What a Comms Director Does

At Mullings, Rich Galen explains what a communications director does by telling what the Trump administration failed to do when it had good employment news last week.
• The point is that a fully functioning White House would have had a fully developed plan that would have been put into action at 9:30 Friday morning to crow about the job numbers forcing the cable nets to cover them.
• Every person in the Executive Branch from the Secretary of the Treasury on down, would have been booked onto every TV and radio program available.
• Friendly economists would have been pushing out blogs and Tweets. Every outlet from Facebook to Snapchat would have been switched on.

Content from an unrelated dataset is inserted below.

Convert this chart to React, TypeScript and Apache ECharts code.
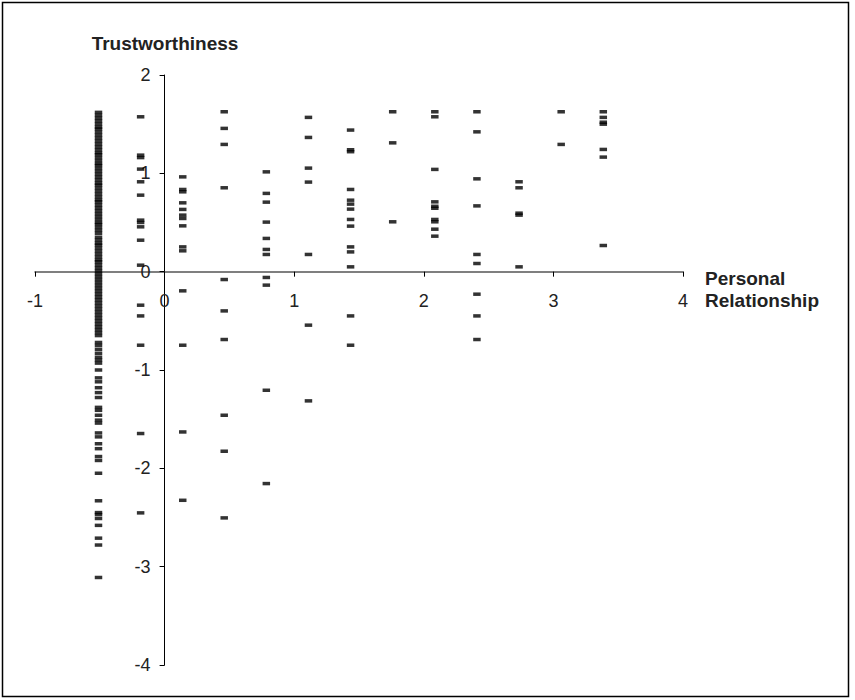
import React, { useEffect, useRef } from "react";
import * as echarts from "echarts";

// Column x positions (Personal Relationship)
const xCols = [-0.51, -0.185, 0.14, 0.46, 0.785, 1.11, 1.435, 1.76, 2.085, 2.41, 2.735, 3.06, 3.385];

// Trustworthiness values per column
const colA = [
  1.62, 1.59, 1.56, 1.53, 1.50, 1.47, 1.45, 1.42, 1.39, 1.36, 1.33, 1.30, 1.27, 1.24, 1.21, 1.19,
  1.16, 1.13, 1.10, 1.08, 1.05, 1.02, 0.99, 0.96, 0.93, 0.90, 0.88, 0.85, 0.82, 0.79, 0.76, 0.73,
  0.71, 0.68, 0.65, 0.62, 0.59, 0.56, 0.53, 0.50, 0.48, 0.45, 0.42, 0.39, 0.35, 0.32, 0.29, 0.27,
  0.24, 0.21, 0.18, 0.15, 0.12, 0.10, 0.07, 0.04, 0.01,
  -0.02, -0.05, -0.08, -0.11, -0.14, -0.17, -0.20, -0.23, -0.26, -0.29, -0.32, -0.35, -0.38,
  -0.41, -0.44, -0.47, -0.50, -0.53, -0.56, -0.59, -0.62, -0.65, -0.72, -0.75, -0.79, -0.83,
  -0.87, -0.90, -0.93, -1.00, -1.08, -1.12, -1.18, -1.23, -1.28, -1.38, -1.41, -1.46, -1.51,
  -1.54, -1.64, -1.68, -1.75, -1.80, -1.88, -1.92, -2.05, -2.33, -2.45, -2.47, -2.51, -2.58,
  -2.71, -2.78, -3.11,
];
const colB = [1.575, 1.185, 1.16, 1.043, 0.914, 0.778, 0.524, 0.5, 0.456, 0.32, 0.066, -0.341, -0.45, -0.748, -1.646, -2.453];
const colC = [0.964, 0.836, 0.812, 0.70, 0.633, 0.575, 0.541, 0.466, 0.252, 0.212, -0.195, -0.748, -1.63, -2.325];
const colD = [1.626, 1.457, 1.294, 0.853, -0.08, -0.399, -0.69, -1.46, -1.826, -2.504];
const colE = [1.015, 0.796, 0.707, 0.504, 0.338, 0.226, 0.175, -0.059, -0.137, -1.206, -2.155];
const colF = [1.569, 1.365, 1.053, 0.911, 0.175, -0.544, -1.314];
const colG = [1.44, 1.24, 1.22, 0.836, 0.727, 0.687, 0.636, 0.531, 0.463, 0.252, 0.201, 0.049, -0.45, -0.748];
const colH = [1.626, 1.31, 0.507];
const colI = [1.626, 1.575, 1.04, 0.71, 0.665, 0.645, 0.531, 0.507, 0.432, 0.361];
const colJ = [1.626, 1.422, 0.944, 0.669, 0.175, 0.083, -0.229, -0.45, -0.69];
const colK = [0.914, 0.853, 0.595, 0.575, 0.049];
const colL = [1.626, 1.294];
const colM = [1.626, 1.569, 1.52, 1.50, 1.243, 1.165, 0.266];

const columns = [colA, colB, colC, colD, colE, colF, colG, colH, colI, colJ, colK, colL, colM];

const xTicks = [-1, 0, 1, 2, 3, 4];
const yTicks = [-4, -3, -2, -1, 0, 1, 2];

const xName = "Personal\nRelationship";
const yName = "Trustworthiness";

const FONT = "'Liberation Sans', Arial, sans-serif";

const GRID = { left: 35, right: 172, top: 75, bottom: 35 };
const W = 855;
const H = 700;

export default function App() {
  const ref = useRef<HTMLDivElement>(null);
  useEffect(() => {
    if (!ref.current) return;
    const chart = echarts.init(ref.current, null, { renderer: "svg" });
    const data: number[][] = [];
    columns.forEach((ys, i) => ys.forEach((y) => data.push([xCols[i], y])));

    const xMin = xTicks[0];
    const xMax = xTicks[xTicks.length - 1];
    const yMin = yTicks[0];
    const yMax = yTicks[yTicks.length - 1];
    const plotW = W - GRID.left - GRID.right;
    const plotH = H - GRID.top - GRID.bottom;
    // distance of the zero lines from the grid edges, so labels follow the crossing axes
    const xAxisOffset = -((0 - yMin) / (yMax - yMin)) * plotH;
    const yAxisOffset = -((0 - xMin) / (xMax - xMin)) * plotW;

    chart.setOption({
      animation: false,
      backgroundColor: "#fff",
      grid: { ...GRID, containLabel: false },
      xAxis: {
        type: "value",
        min: xMin,
        max: xMax,
        interval: 1,
        position: "bottom",
        offset: xAxisOffset,
        axisLine: { onZero: false, lineStyle: { color: "#555", width: 1.5 } },
        axisTick: { show: true, length: 5, lineStyle: { color: "#000" } },
        axisLabel: { margin: 20, fontSize: 18, color: "#222", fontFamily: FONT },
        splitLine: { show: false },
      },
      yAxis: {
        type: "value",
        min: yMin,
        max: yMax,
        interval: 1,
        position: "left",
        offset: yAxisOffset,
        axisLine: { onZero: false, lineStyle: { color: "#000", width: 1 } },
        axisTick: { show: true, length: 5, lineStyle: { color: "#000" } },
        axisLabel: { margin: 14, fontSize: 18, color: "#222", fontFamily: FONT },
        splitLine: { show: false },
      },
      series: [
        {
          type: "scatter",
          data,
          symbol: "rect",
          symbolSize: [7.5, 3.5],
          itemStyle: { color: "#000" },
        },
      ],
      graphic: [
        {
          type: "rect",
          shape: { x: 2.5, y: 2.5, width: 846, height: 694 },
          style: { fill: "none", stroke: "#000", lineWidth: 1.5 },
          silent: true,
        },
        {
          type: "text",
          x: 165,
          y: 43,
          style: {
            text: yName,
            fontFamily: FONT,
            fontSize: 19,
            fontWeight: "bold",
            fill: "#222",
            textAlign: "center",
            textVerticalAlign: "middle",
          },
        },
        {
          type: "text",
          x: 705,
          y: 267,
          style: {
            text: xName,
            fontFamily: FONT,
            fontSize: 19,
            fontWeight: "bold",
            lineHeight: 22,
            fill: "#222",
            textAlign: "left",
            textVerticalAlign: "top",
          },
        },
      ],
    });
    return () => chart.dispose();
  }, []);
  return (
    <div
      ref={ref}
      style={{ position: "absolute", left: 0, top: 0, width: W, height: H }}
    />
  );
}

• Friendly CEOs would have been booked on CNBC, Fox Business, Bloomberg and anything else with a cable channel number crowing about their part in the million new jobs.
• There would have been op-eds prepared and pitched to the major daily papers for Sunday’s editions. Other essays would have been pitched to business-oriented web sites. Still others, focusing on the politics, to the Conservative sites giving their readers talking points for the weekend.
An agreed set of talking points would have been distributed on the Hill – for transmission to the House and Senate members who are back in their home states and their home districts – complete with state-by-state numbers of jobs in July 2017 compared with July 2016 or previous.
• In that way the message gets to actual voters from the men and women they have voted for.
• But.
• None of that – or little of that – happened.